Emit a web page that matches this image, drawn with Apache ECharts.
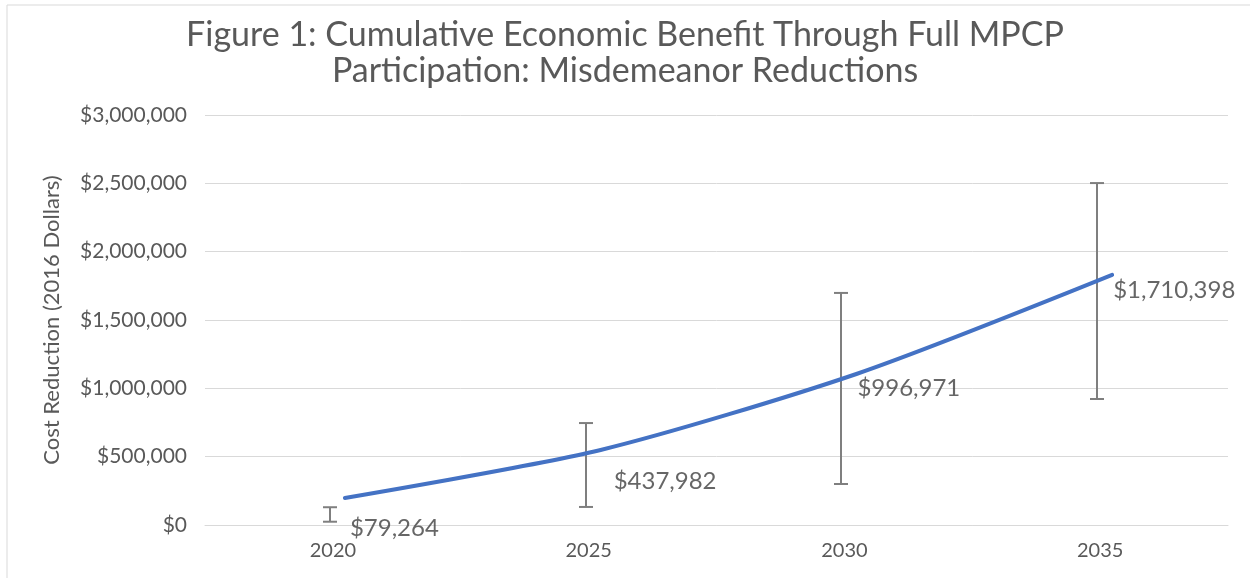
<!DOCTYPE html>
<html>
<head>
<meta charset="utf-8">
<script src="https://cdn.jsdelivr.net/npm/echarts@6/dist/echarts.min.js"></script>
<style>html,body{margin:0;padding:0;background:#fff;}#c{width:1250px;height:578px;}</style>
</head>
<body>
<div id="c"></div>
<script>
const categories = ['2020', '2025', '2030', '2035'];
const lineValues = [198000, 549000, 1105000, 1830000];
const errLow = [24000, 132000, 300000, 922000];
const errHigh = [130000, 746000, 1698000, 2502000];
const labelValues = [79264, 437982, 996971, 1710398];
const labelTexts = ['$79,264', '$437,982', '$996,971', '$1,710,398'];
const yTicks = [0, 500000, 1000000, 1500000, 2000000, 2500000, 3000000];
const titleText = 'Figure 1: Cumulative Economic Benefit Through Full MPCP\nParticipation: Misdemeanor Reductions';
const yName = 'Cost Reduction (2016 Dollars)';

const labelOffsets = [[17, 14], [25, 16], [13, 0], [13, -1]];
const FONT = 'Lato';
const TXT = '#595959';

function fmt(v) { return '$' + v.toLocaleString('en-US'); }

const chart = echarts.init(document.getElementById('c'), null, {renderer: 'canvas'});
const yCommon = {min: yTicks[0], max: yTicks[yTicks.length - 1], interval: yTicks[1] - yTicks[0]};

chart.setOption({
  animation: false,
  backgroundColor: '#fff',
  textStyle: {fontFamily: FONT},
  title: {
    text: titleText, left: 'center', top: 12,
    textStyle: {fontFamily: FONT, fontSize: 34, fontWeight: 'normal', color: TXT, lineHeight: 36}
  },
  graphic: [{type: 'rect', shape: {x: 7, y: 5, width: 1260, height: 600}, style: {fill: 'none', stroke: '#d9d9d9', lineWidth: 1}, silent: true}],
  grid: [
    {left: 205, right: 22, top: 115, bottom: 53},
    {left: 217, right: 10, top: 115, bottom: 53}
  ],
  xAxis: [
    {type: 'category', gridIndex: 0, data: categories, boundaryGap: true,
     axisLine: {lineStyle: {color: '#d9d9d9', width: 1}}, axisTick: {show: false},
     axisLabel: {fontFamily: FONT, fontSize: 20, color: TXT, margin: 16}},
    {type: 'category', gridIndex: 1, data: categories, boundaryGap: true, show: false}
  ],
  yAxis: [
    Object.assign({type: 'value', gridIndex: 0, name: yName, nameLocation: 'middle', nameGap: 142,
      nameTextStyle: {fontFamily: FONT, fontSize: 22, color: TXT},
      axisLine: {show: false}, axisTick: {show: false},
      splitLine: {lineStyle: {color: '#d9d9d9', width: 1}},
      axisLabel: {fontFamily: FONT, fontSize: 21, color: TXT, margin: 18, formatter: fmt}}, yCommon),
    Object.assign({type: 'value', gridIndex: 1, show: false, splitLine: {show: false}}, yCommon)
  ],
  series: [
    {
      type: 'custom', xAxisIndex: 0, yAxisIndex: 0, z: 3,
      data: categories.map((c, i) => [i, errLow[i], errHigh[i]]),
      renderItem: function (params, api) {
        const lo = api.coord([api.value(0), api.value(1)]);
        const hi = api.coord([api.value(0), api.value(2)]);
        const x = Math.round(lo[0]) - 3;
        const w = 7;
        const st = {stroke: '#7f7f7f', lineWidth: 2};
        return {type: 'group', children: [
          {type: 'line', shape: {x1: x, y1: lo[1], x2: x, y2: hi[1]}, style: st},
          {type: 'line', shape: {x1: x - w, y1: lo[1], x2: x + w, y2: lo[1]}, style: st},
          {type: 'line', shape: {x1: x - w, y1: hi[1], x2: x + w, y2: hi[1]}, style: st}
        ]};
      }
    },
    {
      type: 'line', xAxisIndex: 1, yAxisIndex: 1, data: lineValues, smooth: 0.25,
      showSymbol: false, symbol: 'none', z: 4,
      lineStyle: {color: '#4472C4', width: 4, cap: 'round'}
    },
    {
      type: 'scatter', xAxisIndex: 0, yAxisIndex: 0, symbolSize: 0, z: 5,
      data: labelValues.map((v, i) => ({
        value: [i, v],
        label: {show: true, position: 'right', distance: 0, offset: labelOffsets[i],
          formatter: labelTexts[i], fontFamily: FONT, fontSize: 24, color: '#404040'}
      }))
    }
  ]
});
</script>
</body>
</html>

### GOAL OF THE EXERCISE
Return the material word for word. Pictures are not part of the copy.

### WRITTEN REPLY
Emit a web page that matches this image, drawn with Apache ECharts.
<!DOCTYPE html>
<html>
<head>
<meta charset="utf-8">
<script src="https://cdn.jsdelivr.net/npm/echarts@6/dist/echarts.min.js"></script>
<style>html,body{margin:0;padding:0;background:#fff;}#c{width:1250px;height:578px;}</style>
</head>
<body>
<div id="c"></div>
<script>
const categories = ['2020', '2025', '2030', '2035'];
const lineValues = [198000, 549000, 1105000, 1830000];
const errLow = [24000, 132000, 300000, 922000];
const errHigh = [130000, 746000, 1698000, 2502000];
const labelValues = [79264, 437982, 996971, 1710398];
const labelTexts = ['$79,264', '$437,982', '$996,971', '$1,710,398'];
const yTicks = [0, 500000, 1000000, 1500000, 2000000, 2500000, 3000000];
const titleText = 'Figure 1: Cumulative Economic Benefit Through Full MPCP\nParticipation: Misdemeanor Reductions';
const yName = 'Cost Reduction (2016 Dollars)';

const labelOffsets = [[17, 14], [25, 16], [13, 0], [13, -1]];
const FONT = 'Lato';
const TXT = '#595959';

function fmt(v) { return '$' + v.toLocaleString('en-US'); }

const chart = echarts.init(document.getElementById('c'), null, {renderer: 'canvas'});
const yCommon = {min: yTicks[0], max: yTicks[yTicks.length - 1], interval: yTicks[1] - yTicks[0]};

chart.setOption({
  animation: false,
  backgroundColor: '#fff',
  textStyle: {fontFamily: FONT},
  title: {
    text: titleText, left: 'center', top: 12,
    textStyle: {fontFamily: FONT, fontSize: 34, fontWeight: 'normal', color: TXT, lineHeight: 36}
  },
  graphic: [{type: 'rect', shape: {x: 7, y: 5, width: 1260, height: 600}, style: {fill: 'none', stroke: '#d9d9d9', lineWidth: 1}, silent: true}],
  grid: [
    {left: 205, right: 22, top: 115, bottom: 53},
    {left: 217, right: 10, top: 115, bottom: 53}
  ],
  xAxis: [
    {type: 'category', gridIndex: 0, data: categories, boundaryGap: true,
     axisLine: {lineStyle: {color: '#d9d9d9', width: 1}}, axisTick: {show: false},
     axisLabel: {fontFamily: FONT, fontSize: 20, color: TXT, margin: 16}},
    {type: 'category', gridIndex: 1, data: categories, boundaryGap: true, show: false}
  ],
  yAxis: [
    Object.assign({type: 'value', gridIndex: 0, name: yName, nameLocation: 'middle', nameGap: 142,
      nameTextStyle: {fontFamily: FONT, fontSize: 22, color: TXT},
      axisLine: {show: false}, axisTick: {show: false},
      splitLine: {lineStyle: {color: '#d9d9d9', width: 1}},
      axisLabel: {fontFamily: FONT, fontSize: 21, color: TXT, margin: 18, formatter: fmt}}, yCommon),
    Object.assign({type: 'value', gridIndex: 1, show: false, splitLine: {show: false}}, yCommon)
  ],
  series: [
    {
      type: 'custom', xAxisIndex: 0, yAxisIndex: 0, z: 3,
      data: categories.map((c, i) => [i, errLow[i], errHigh[i]]),
      renderItem: function (params, api) {
        const lo = api.coord([api.value(0), api.value(1)]);
        const hi = api.coord([api.value(0), api.value(2)]);
        const x = Math.round(lo[0]) - 3;
        const w = 7;
        const st = {stroke: '#7f7f7f', lineWidth: 2};
        return {type: 'group', children: [
          {type: 'line', shape: {x1: x, y1: lo[1], x2: x, y2: hi[1]}, style: st},
          {type: 'line', shape: {x1: x - w, y1: lo[1], x2: x + w, y2: lo[1]}, style: st},
          {type: 'line', shape: {x1: x - w, y1: hi[1], x2: x + w, y2: hi[1]}, style: st}
        ]};
      }
    },
    {
      type: 'line', xAxisIndex: 1, yAxisIndex: 1, data: lineValues, smooth: 0.25,
      showSymbol: false, symbol: 'none', z: 4,
      lineStyle: {color: '#4472C4', width: 4, cap: 'round'}
    },
    {
      type: 'scatter', xAxisIndex: 0, yAxisIndex: 0, symbolSize: 0, z: 5,
      data: labelValues.map((v, i) => ({
        value: [i, v],
        label: {show: true, position: 'right', distance: 0, offset: labelOffsets[i],
          formatter: labelTexts[i], fontFamily: FONT, fontSize: 24, color: '#404040'}
      }))
    }
  ]
});
</script>
</body>
</html>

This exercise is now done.